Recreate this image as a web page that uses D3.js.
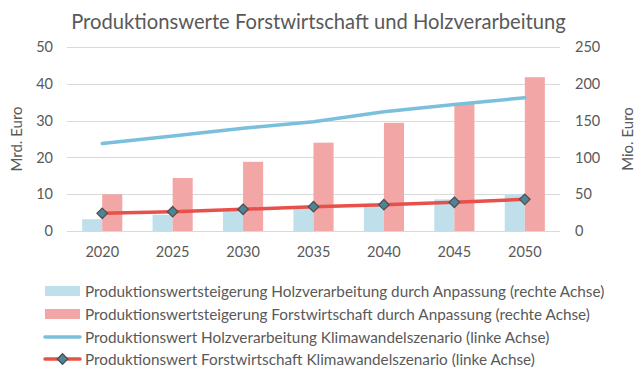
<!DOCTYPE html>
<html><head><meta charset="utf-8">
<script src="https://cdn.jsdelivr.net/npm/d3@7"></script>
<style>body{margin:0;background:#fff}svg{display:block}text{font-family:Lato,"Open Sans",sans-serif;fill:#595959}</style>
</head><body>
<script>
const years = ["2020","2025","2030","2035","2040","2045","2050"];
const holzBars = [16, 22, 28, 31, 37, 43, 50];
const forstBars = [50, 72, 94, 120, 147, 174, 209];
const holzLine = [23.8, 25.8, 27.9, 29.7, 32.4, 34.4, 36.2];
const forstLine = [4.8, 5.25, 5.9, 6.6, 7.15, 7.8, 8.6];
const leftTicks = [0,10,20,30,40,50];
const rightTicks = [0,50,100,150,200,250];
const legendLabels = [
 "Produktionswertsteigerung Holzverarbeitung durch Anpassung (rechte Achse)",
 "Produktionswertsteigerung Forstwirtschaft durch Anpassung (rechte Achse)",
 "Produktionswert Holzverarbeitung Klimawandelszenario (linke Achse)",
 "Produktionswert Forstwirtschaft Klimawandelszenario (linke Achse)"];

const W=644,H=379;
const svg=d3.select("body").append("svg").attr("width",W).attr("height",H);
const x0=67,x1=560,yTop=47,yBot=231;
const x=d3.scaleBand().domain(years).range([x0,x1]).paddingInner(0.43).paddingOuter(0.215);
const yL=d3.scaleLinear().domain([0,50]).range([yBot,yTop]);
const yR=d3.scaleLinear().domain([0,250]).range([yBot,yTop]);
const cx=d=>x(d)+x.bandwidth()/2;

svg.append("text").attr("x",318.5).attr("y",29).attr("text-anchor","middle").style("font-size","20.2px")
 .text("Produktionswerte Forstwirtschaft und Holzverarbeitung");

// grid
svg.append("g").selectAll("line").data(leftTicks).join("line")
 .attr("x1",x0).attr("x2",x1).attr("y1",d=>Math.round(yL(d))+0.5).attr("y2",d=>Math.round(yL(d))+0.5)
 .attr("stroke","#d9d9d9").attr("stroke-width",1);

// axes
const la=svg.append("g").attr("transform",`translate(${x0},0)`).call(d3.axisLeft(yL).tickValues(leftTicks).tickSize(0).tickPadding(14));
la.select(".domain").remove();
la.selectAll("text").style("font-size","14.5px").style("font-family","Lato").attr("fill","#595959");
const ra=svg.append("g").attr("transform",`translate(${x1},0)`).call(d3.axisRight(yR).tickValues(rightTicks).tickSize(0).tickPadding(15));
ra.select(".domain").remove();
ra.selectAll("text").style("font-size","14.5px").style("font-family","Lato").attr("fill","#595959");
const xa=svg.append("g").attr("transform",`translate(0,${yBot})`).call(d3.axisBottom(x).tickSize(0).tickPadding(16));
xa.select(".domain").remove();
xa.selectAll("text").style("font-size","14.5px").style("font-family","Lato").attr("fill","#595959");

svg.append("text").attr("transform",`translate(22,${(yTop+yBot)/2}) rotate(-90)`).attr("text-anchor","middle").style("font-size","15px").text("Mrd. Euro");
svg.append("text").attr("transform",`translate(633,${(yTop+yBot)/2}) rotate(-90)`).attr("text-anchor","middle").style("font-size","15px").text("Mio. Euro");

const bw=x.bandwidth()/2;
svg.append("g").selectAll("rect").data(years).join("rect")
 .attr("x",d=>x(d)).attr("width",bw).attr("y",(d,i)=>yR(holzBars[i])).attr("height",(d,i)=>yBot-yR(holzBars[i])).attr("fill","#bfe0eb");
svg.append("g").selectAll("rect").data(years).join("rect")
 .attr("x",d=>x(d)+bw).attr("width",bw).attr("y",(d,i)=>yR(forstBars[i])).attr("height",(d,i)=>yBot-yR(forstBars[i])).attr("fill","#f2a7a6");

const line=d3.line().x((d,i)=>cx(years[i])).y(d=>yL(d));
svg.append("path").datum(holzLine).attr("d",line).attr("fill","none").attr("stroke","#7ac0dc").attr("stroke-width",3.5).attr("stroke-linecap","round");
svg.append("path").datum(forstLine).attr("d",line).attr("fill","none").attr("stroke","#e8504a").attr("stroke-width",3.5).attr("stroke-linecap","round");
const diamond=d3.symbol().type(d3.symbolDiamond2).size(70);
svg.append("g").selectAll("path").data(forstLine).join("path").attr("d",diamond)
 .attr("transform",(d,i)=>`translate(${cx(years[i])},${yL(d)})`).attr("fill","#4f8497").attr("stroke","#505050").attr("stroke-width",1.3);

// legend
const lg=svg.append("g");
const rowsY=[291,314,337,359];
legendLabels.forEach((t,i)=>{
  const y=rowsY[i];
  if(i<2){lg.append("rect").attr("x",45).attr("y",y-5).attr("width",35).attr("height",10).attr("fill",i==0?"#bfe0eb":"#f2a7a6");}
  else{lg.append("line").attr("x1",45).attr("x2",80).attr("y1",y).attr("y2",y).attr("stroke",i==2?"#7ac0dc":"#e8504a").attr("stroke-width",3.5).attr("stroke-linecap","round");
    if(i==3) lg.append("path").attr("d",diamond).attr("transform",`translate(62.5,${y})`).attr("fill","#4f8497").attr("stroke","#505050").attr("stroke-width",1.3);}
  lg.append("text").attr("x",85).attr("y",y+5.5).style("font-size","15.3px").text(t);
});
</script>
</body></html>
----------------
• Directive
Return exactly what appears from the opening line of the material through the line with "Forstwirtschaft Klimawandelszenario (linke", apart from the pictures.

• Reply
Recreate this image as a web page that uses D3.js.
<!DOCTYPE html>
<html><head><meta charset="utf-8">
<script src="https://cdn.jsdelivr.net/npm/d3@7"></script>
<style>body{margin:0;background:#fff}svg{display:block}text{font-family:Lato,"Open Sans",sans-serif;fill:#595959}</style>
</head><body>
<script>
const years = ["2020","2025","2030","2035","2040","2045","2050"];
const holzBars = [16, 22, 28, 31, 37, 43, 50];
const forstBars = [50, 72, 94, 120, 147, 174, 209];
const holzLine = [23.8, 25.8, 27.9, 29.7, 32.4, 34.4, 36.2];
const forstLine = [4.8, 5.25, 5.9, 6.6, 7.15, 7.8, 8.6];
const leftTicks = [0,10,20,30,40,50];
const rightTicks = [0,50,100,150,200,250];
const legendLabels = [
 "Produktionswertsteigerung Holzverarbeitung durch Anpassung (rechte Achse)",
 "Produktionswertsteigerung Forstwirtschaft durch Anpassung (rechte Achse)",
 "Produktionswert Holzverarbeitung Klimawandelszenario (linke Achse)",
 "Produktionswert Forstwirtschaft Klimawandelszenario (linke Achse)"];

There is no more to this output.